Pair of Edward Welby Pugin Oak ‘Granville’ Side Chairs, circa 1875, heavy carved oak seat with arched A-frame supports with four pierced holes, peg joint cross rail with flying curved back rest on angled supports, two brass ball feet on the front legs. 20½“ (back slate width) x 33” (high) x 18” (seat height.)  Some signs of wear and age.

                                 RPW00371                                                Enquire

Edward Welby Pugin (1834-1875), is the son of one of the most famous British architects, Augustus Welby Northmore Pugin, who, following in his father's footsteps was keenly interested truth to materials and truth of construction, for which this design of the Granville Chair is praised most highly by many.

 There are a few variations of this chair due to the use of different woods and inlays or plugs, as well as differing designs, some having five or four holes in the side panels under the seats.  The largest number of extant chairs have four holes, allowing the brass feet to be attached.

E. W. Pugin had created numerous pieces of furniture for the Granville Hotel, Ramsgate project including the Granville chair, (the original design, undated, can be found at Kew Public Records Office inscribed ‘front elevation of chair quarter real size Designed by E. Welby Pugin.’)  
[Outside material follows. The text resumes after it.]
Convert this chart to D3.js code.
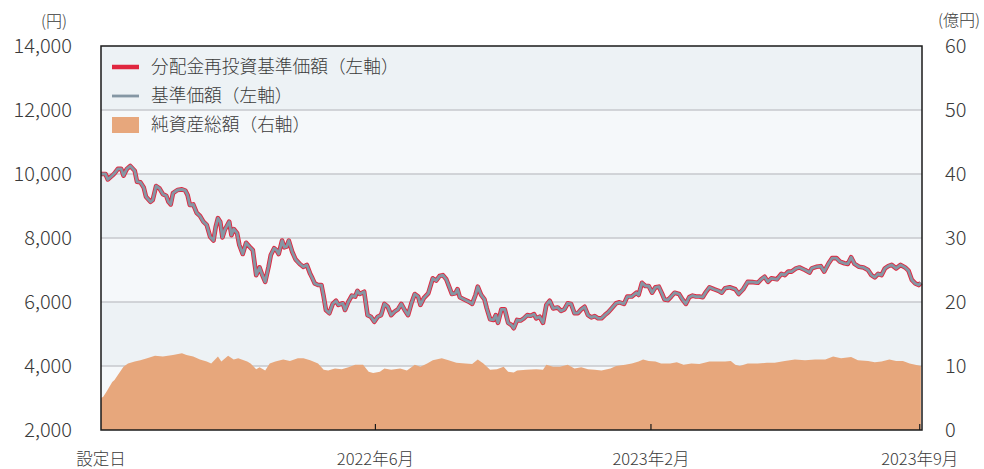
<!DOCTYPE html>
<html>
<head>
<meta charset="utf-8">
<script src="https://cdn.jsdelivr.net/npm/d3@7"></script>
<style>
  html, body { margin: 0; padding: 0; background: #ffffff; }
  svg { display: block; font-family: "Noto Sans CJK JP", "Noto Sans", sans-serif; }
</style>
</head>
<body>
<svg id="chart" width="984" height="469"></svg>
<script>
// ---------------- DATA ----------------
const settingDate = "2021-09-30";           // 設定日
const lastDayOffset = 729;                  // last data day (days after setting date)

// 基準価額 (円): days after setting date, and values
const navDays = [0,4,6,10,12,15,18,20,23,26,30,32,35,38,40,44,46,49,52,55,58,60,62,64,68,72,75,77,79,82,85,88,91,94,97,100,102,104,106,108,110,114,116,118,121,123,126,129,132,135,138,141,143,146,149,151,154,156,158,161,163,165,167,170,173,177,180,183,186,188,190,193,196,198,200,203,206,209,211,215,217,220,223,226,228,230,234,237,240,243,246,249,252,255,258,261,264,267,270,273,276,279,282,284,287,291,295,298,301,304,307,309,312,315,317,319,323,327,330,333,335,338,341,343,346,349,351,353,356,359,362,365,367,370,373,376,379,382,385,387,390,393,396,399,402,406,409,412,415,418,421,424,427,430,433,436,439,442,445,448,451,454,458,461,465,468,472,476,478,481,484,487,490,493,496,499,501,504,507,510,514,517,520,523,526,529,532,535,538,541,545,549,552,555,559,564,567,571,575,580,584,587,590,593,596,601,605,608,611,614,618,621,626,630,632,636,640,643,647,650,654,657,661,664,667,670,674,678,682,685,688,691,694,697,700,703,707,711,715,718,721,724,727,729];
const navValues = [10000,10000,9830,9950,10020,10160,10160,9950,10160,10250,10100,9760,9740,9580,9290,9130,9190,9625,9550,9370,9320,9130,9050,9400,9500,9520,9480,9340,9030,9050,8790,8690,8510,8410,8040,7920,8350,8620,8510,8020,8250,8510,8090,8280,8150,7780,7500,7850,7730,7620,6840,7080,6880,6630,7100,7470,7680,7620,7500,7920,7710,7730,7920,7570,7330,7180,7100,7160,6880,6740,6580,6530,6530,6170,5750,5650,5940,6040,5910,5960,5750,6010,6200,6170,6350,6250,6320,5590,5540,5380,5540,5590,5940,5850,5590,5700,5770,5940,5750,5590,5960,6250,6170,5910,6120,6270,6740,6670,6810,6840,6710,6530,6250,6270,6400,6150,6080,6010,5940,6220,6480,6220,6080,5800,5460,5440,5590,5350,5770,5770,5350,5280,5180,5440,5420,5490,5590,5570,5620,5490,5540,5350,5910,6040,5800,5830,5720,5770,5960,5940,5650,5650,5770,5850,5590,5520,5560,5490,5490,5590,5680,5800,5960,5990,5940,6170,6170,6290,6220,6600,6500,6500,6290,6460,6480,6250,6080,6060,6170,6290,6250,6080,5940,6150,6200,6170,6170,6150,6320,6460,6400,6350,6290,6430,6460,6400,6250,6400,6630,6620,6600,6710,6790,6630,6740,6710,6880,6840,6950,6950,7050,7080,7000,6920,7050,7100,7120,6950,7210,7370,7370,7260,7210,7190,7400,7190,7100,7080,7000,6840,6770,6880,6840,7050,7120,7160,7050,7160,7080,6980,6690,6580,6530,6600];
// 分配金再投資基準価額 (円): no distributions paid, so identical to 基準価額
const reinvestedValues = navValues.slice();

// 純資産総額 (億円)
const assetDays = [0,2,5,10,12,15,20,24,30,35,41,48,55,64,72,76,82,88,94,98,104,107,113,118,122,130,133,138,141,146,150,155,162,168,175,180,186,193,198,202,208,214,220,226,233,238,242,248,252,258,266,272,279,284,290,295,303,309,316,324,330,335,340,346,352,358,362,367,370,378,387,393,396,402,408,415,421,427,433,439,445,453,458,466,472,478,482,487,493,498,506,512,518,525,532,541,549,555,560,564,568,575,584,592,599,608,617,626,635,644,651,658,667,673,682,688,694,701,707,713,719,724,729];
const assetValues = [5.0,5.2,6.0,7.5,7.8,8.6,9.9,10.4,10.7,10.9,11.2,11.6,11.5,11.7,12.0,11.7,11.5,11.0,10.7,10.4,11.5,10.7,11.6,11.0,11.2,10.7,10.4,9.5,9.8,9.3,10.4,10.7,11.0,10.8,11.2,11.2,10.9,10.4,9.4,9.3,9.6,9.5,9.8,10.2,10.2,9.1,8.9,9.1,9.6,9.4,9.6,9.3,10.2,9.9,10.4,10.9,11.2,10.9,10.5,10.4,10.3,11.0,10.4,9.4,9.5,9.9,9.1,9.0,9.3,9.4,9.5,9.4,10.2,9.9,9.9,10.2,9.6,9.8,9.5,9.4,9.3,9.6,10.0,10.2,10.4,10.7,11.0,10.8,10.7,10.4,10.4,10.6,10.2,10.4,10.3,10.7,10.7,10.7,10.8,10.2,10.0,10.4,10.4,10.5,10.5,10.8,11.0,10.9,11.0,11.0,11.5,11.2,11.4,10.9,10.8,10.6,10.7,11.0,10.8,10.8,10.4,10.2,10.0];

// Axes
const leftTicks = [2000,4000,6000,8000,10000,12000,14000];
const rightTicks = [0,10,20,30,40,50,60];
const xTickDates = ["2021-09-30","2022-06-01","2023-02-01","2023-09-28"];
const xTickLabels = ["設定日","2022年6月","2023年2月","2023年9月"];

const legendLabels = ["分配金再投資基準価額（左軸）","基準価額（左軸）","純資産総額（右軸）"];
const leftUnit = "(円)";
const rightUnit = "(億円)";

// ---------------- DRAW ----------------
const svg = d3.select("#chart");
const M = {left: 101, right: 922, top: 46, bottom: 430};
const parse = d3.timeParse("%Y-%m-%d");
const start = parse(settingDate);
const dayToDate = d => d3.timeDay.offset(start, d);

const x = d3.scaleTime()
  .domain([start, dayToDate(lastDayOffset + 1)])
  .range([M.left, M.right]);
const yL = d3.scaleLinear().domain([2000, 14000]).range([M.bottom, M.top]);
const yR = d3.scaleLinear().domain([0, 60]).range([M.bottom, M.top]);

const textColor = "#3a3a3a";

// background bands
const bands = d3.pairs(leftTicks);
svg.append("g").selectAll("rect").data(bands).join("rect")
  .attr("x", M.left).attr("width", M.right - M.left)
  .attr("y", d => yL(d[1])).attr("height", d => yL(d[0]) - yL(d[1]))
  .attr("fill", (d, i) => i % 2 === 0 ? "#f5f8fa" : "#edf2f5");

// gridlines
svg.append("g").selectAll("line").data(leftTicks.slice(1, -1)).join("line")
  .attr("x1", M.left).attr("x2", M.right)
  .attr("y1", d => yL(d)).attr("y2", d => yL(d))
  .attr("stroke", "#c6c9cc").attr("stroke-width", 1.5);

// net assets area
const assetData = assetDays.map((d, i) => ({date: dayToDate(d), v: assetValues[i]}));
const area = d3.area().x(d => x(d.date)).y0(yR(0)).y1(d => yR(d.v));
svg.append("path").datum(assetData)
  .attr("d", area).attr("fill", "#e7a77c");

// lines
const navData = navDays.map((d, i) => ({date: dayToDate(d), v: navValues[i]}));
const reinvData = navDays.map((d, i) => ({date: dayToDate(d), v: reinvestedValues[i]}));
const line = d3.line().x(d => x(d.date)).y(d => yL(d.v)).curve(d3.curveLinear);
svg.append("path").datum(reinvData).attr("d", line)
  .attr("fill", "none").attr("stroke", "#e0273f").attr("stroke-width", 4.6)
  .attr("stroke-linejoin", "round");
svg.append("path").datum(navData).attr("d", line)
  .attr("fill", "none").attr("stroke", "#8597a4").attr("stroke-width", 2.8)
  .attr("stroke-linejoin", "round");

// frame
svg.append("rect")
  .attr("x", M.left).attr("y", M.top)
  .attr("width", M.right - M.left).attr("height", M.bottom - M.top)
  .attr("fill", "none").attr("stroke", "#1a1a1a").attr("stroke-width", 1.5);

// left axis
const fmt = d3.format(",");
svg.append("g").selectAll("text").data(leftTicks).join("text")
  .attr("x", 72).attr("y", d => yL(d)).attr("dy", "0.36em")
  .attr("text-anchor", "end").attr("font-size", 20).attr("font-weight", 300).attr("fill", textColor)
  .text(d => fmt(d));
svg.append("text").attr("x", 54).attr("y", 21).attr("dy", "0.36em")
  .attr("text-anchor", "middle").attr("font-size", 16).attr("font-weight", 300).attr("fill", textColor)
  .text(leftUnit);

// right axis
svg.append("g").selectAll("text").data(rightTicks).join("text")
  .attr("x", 945).attr("y", d => yR(d)).attr("dy", "0.36em")
  .attr("text-anchor", "start").attr("font-size", 20).attr("font-weight", 300).attr("fill", textColor)
  .text(d => d);
svg.append("text").attr("x", 959).attr("y", 20).attr("dy", "0.36em")
  .attr("text-anchor", "middle").attr("font-size", 16).attr("font-weight", 300).attr("fill", textColor)
  .text(rightUnit);

// x axis ticks + labels
const xt = xTickDates.map((s, i) => ({date: parse(s), label: xTickLabels[i]}));
svg.append("g").selectAll("line").data(xt.slice(1)).join("line")
  .attr("x1", d => x(d.date)).attr("x2", d => x(d.date))
  .attr("y1", M.bottom).attr("y2", M.bottom - 6)
  .attr("stroke", "#1a1a1a").attr("stroke-width", 1.2);
svg.append("g").selectAll("text").data(xt).join("text")
  .attr("x", d => x(d.date)).attr("y", 459).attr("dy", "0.36em")
  .attr("text-anchor", "middle").attr("font-size", 16.5).attr("font-weight", 300).attr("fill", textColor)
  .text(d => d.label);

// legend
const lg = svg.append("g").attr("transform", "translate(112,0)");
const rows = [67, 96, 125];
lg.append("line").attr("x1", 0).attr("x2", 27).attr("y1", rows[0]).attr("y2", rows[0])
  .attr("stroke", "#e0273f").attr("stroke-width", 4.5);
lg.append("line").attr("x1", 0).attr("x2", 27).attr("y1", rows[1]).attr("y2", rows[1])
  .attr("stroke", "#8597a4").attr("stroke-width", 2.8);
lg.append("rect").attr("x", 0).attr("width", 27).attr("y", rows[2] - 8).attr("height", 16)
  .attr("fill", "#e7a77c");
lg.selectAll("text.lg").data(legendLabels).join("text").attr("class", "lg")
  .attr("x", 39).attr("y", (d, i) => rows[i]).attr("dy", "0.36em")
  .attr("font-size", 17.7).attr("font-weight", 300).attr("fill", textColor)
  .text(d => d);
</script>
</body>
</html>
From recent research by Paul A. Shutler, (Decorative Art Society Journal, 42 – 2018, pg. 8-21.) it appears that E.W. Pugin was dealing with some five furniture makers both in Ramsgate and London, for the construction of  the furniture. The pitch pine furniture being made by Mitchell & Co, with Messrs J. W. & M. Jarvis making the gothic oak chairs.  Two other London companies are also associated with pieces, namely, Cox and Sons and C. & R. Light.

The Granville chair design, at the time referred to as ‘the greatest novelty of the season’ has recently increasing become recognized as the archetypal gothic chair and can be seen in many major museum all over the world, as well as a great many important private decorative art collections.  

A similar example made of stained oak, ebony and brass is found in The Metropolitan Museum, acc. no. 1993.134.